Probus - He reigned from 276-282 AD. He was born in Pannonia. As a Roman officer he kept the Germanic tribes at bay. After the murder of his rival, Probus assumed the throne. He led many successful military campaigns and was known as a military emperor and would eventually see the same fate as Aurelian as Probus was also killed by some of his officers in 282. He did complete the enclosing wall of Rome that was begun by his predecessor.
Diocletian - He was born in 245 to a Dalmatian family and reigned from 284-305 AD. Diocletian became a Roman officer and was declared emperor in 284. Because of hostilities in respects to his reign, Diocletian made his confidant and his Pannonian officer, Maximian joint emperor in 286 and Constantius I (an Illyrian from Moesia and father of Constantine the great - ruled jointly with Maxentius from 305-306) and Galerius as Caesars, or sub-emperors. This method succeeded brilliantly as Britain was restored to the empire and the Persians were subdued. He did incur economic problems and Christians were severely persecuted under his reign. After his and Maximian's abdication in 305, the once brilliant system of emperors and sub-emperors led to internal strife. Maximian returned to aid his son, Maxentius, but was forced out by him in 308. Maximian committed suicide in 310 to the advice of Constantius I. Diocletian had retired to his Palace in Salona, Dalmatia and died in 313.

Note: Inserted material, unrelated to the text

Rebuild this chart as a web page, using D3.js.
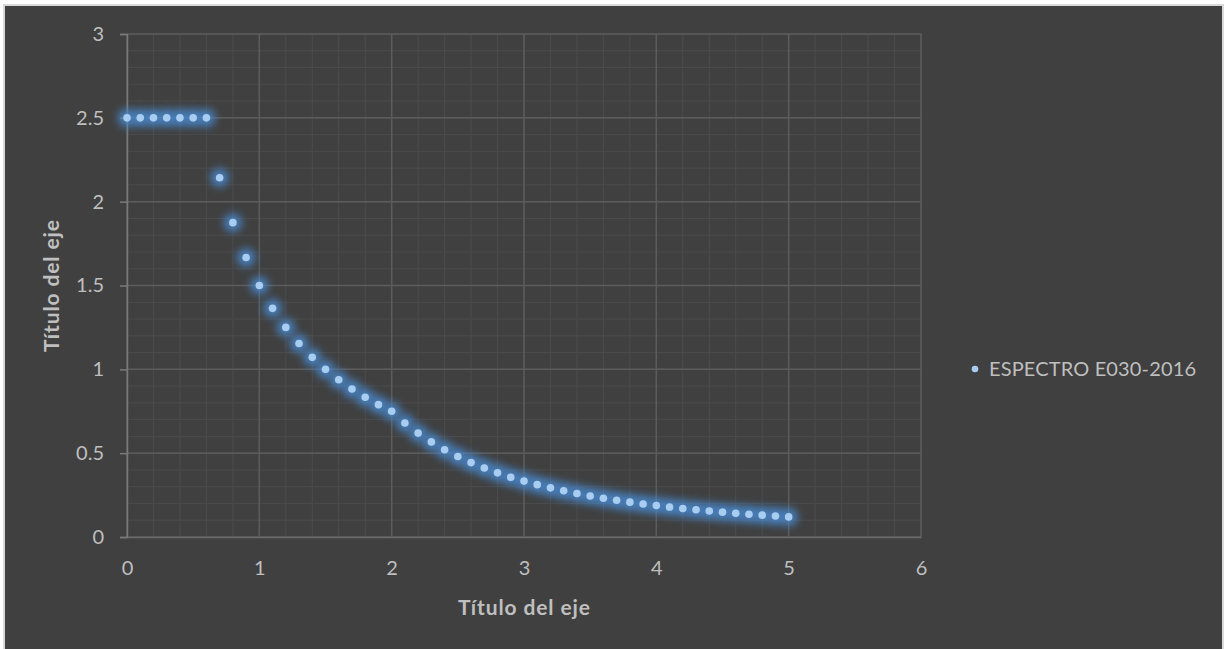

Constantine the Great - Born in Moesia in 285. Reigned from 306-323 as joint emperor and then solely from 323-337 AD. He was the first Roman emperor to convert to Christianity and established it as the preferred religion. Constantine defeated Maxentius in 312 to become sole ruler in the western province and defeated the joint emperor, Licinius, to become the sole Roman ruler. Constantine also moved the empire's capital to the Greek city, Byzantium and later renamed it Constantinople. After his death, Constantine's sons would also rule:
Constantine II (337-340)
Constans I (337-350) and
Constantius II (337-361)
ILLYRIAN-BYZANTINE EMPERORS
Justin I - Born of Dardanian peasants in 450 AD and ruled from 518-527 AD. Surprisingly elected to the throne at the age of 70 only because of his military expertise. Justin began to see a formidable threat against the Byzantium - the Slavs who began to settle on the empires borders. Justin would not live long enough to see the Slavic invasion dying of an illness in 527.
Justinian I - Born in 483 AD and appointed successor by his uncle Justin I. Justinian assumed the throne in 527 after Justin's death and would rule until 565. His reign was one of Imperial greatness as he recaptured much of the territory of the western empire that fell to the Germanic invaders and successfully kept the Slavs at bay. He also unified Roman laws into one code known as the Justinian code (civil laws). Unlike his illiterate Illyrian predecessors, Justinian had acquired an early education at Constantinople. Justinian was the last of the Illyrian emperors.